Pourrait-on imaginer la
basse vallée du Rhône sans ses vignobles ? Cela semble
difficile tant la viticulture est ancrée au sein de ce territoire
depuis plus de 2000 ans. Si les Grecs de Marseille sont sans doute à
l’origine des premières plantations dans la région, cette
activité agricole prend réellement son essor à la fin du Ier
s. av. J.-C. Elle est en effet encouragée par l’accroissement de
la demande en vin des armées stationnées sur les frontières de
l’Empire, des centres de consommation du nord de la Gaule et
surtout de ceux de Méditerranée, au premier rang desquels Rome.

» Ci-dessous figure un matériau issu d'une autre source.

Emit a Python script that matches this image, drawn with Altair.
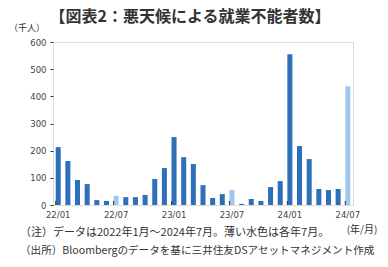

Partout dans la province, les marchands vont ainsi solliciter les
propriétaires terriens, vétérans italiens installés dans le
nouvelles colonies et aristocrates gaulois, afin de pouvoir alimenter
ces marchés. Ceux-ci vont naturellement répondre favorablement à
cette requête en raison du caractère très lucratif de ce trafic.
La basse vallée du Rhône
n’échappe pas à ce phénomène. Bien au contraire, le fleuve qui
la traverse constitue l’une des principales artères commerciales
du monde romain. Sa présence rend de ce fait encore plus rentable la
production de vin dans les domaines de ce secteur. Cette place
prédominante est parfaitement illustrée par les amphores vinaires
de Narbonnaise qui constituent le principal vecteur du commerce du
vin régional. La mise en perspective des fouilles conduites dans le
port d’Arles et ses avant-ports d’une part et des études menées
dans les centres de consommation de l’Empire d’autre part
illustrent parfaitement que l’essentiel du vin exporté à longue
distance provient d’ateliers installés dans le quartier portuaire
de Trinquetaille et, dans une moindre mesure, des villas
environnantes. De nombreuses officines sont en effet créées dans
ces établissements ruraux pour répondre à la demande en conteneurs
vinaires des négociants arlésiens. Les prospections et les fouilles
menées sur ces sites de la campagne révèlent néanmoins qu’ils
exportent également une partie de leur production viticole dans les
centres de consommation de la province. Les autres agglomérations du
secteur (Espeyran, Beaucaire etc…) participent également
activement à ce trafic du vin à travers l’installation
d’officines péri-urbaines.
L’étude des dépotoirs
d’amphores apportent en outre de précieuses données sur les
acteurs de ce trafic du vin régional. Les estampilles imprimées sur
les conteneurs vinaires renseignent en effet le nom de citoyens,
propriétaires terriens ou non, qui font fabriquer ces amphores par
des équipes de potiers stationnées dans un atelier ou qui se
déplacent en fonction des commandes.
En dépit de ces
résultats, l’évolution et l’organisation de la production
d’amphores dans la basse vallée du Rhône demeurent mal
appréhendées en raison de la profonde méconnaissance des ateliers,
de leur évolution et de leur répertoire. De fait, la plupart n’est
connue que par des prospections ou la fouille d’un unique dépotoir,
ce qui ne permet pas de déterminer précisément le début et la fin
de l’activité de ces centres potiers, leur phasage, leur étendue,
ce qu’ils ont fabriqué et dans quelle proportion. Or ces éléments
sont indispensables pour comparer les différents ateliers
amphoriques de la basse vallée du Rhône entre eux, mais aussi avec
les officines des autres régions. Ces lacunes ont été pour partie
palliées par la fouille menée depuis 2019 sur l’atelier d’amphore
de la villa du Mas des Tourelles à Beaucaire. L’opération
conduite par F. Bigot et Q. Desbonnets a en effet permis de mettre au
jour toutes les structures nécessaires à la fabrication des
amphores. L’analyse de la stratigraphie du site met de surcroît en
évidence une longévité de la forme des fours entre le milieu du
IIe s. et le IVe s., ce qui est unique en
Narbonnaise. La fouille du site du Mas des Tourelles apporte enfin de
précieuses données sur les capacités de production de l’officine
et, par extension, sur la taille d’un domaine viticole de la basse
vallée du Rhône et son évolution au cours du Haut-Empire.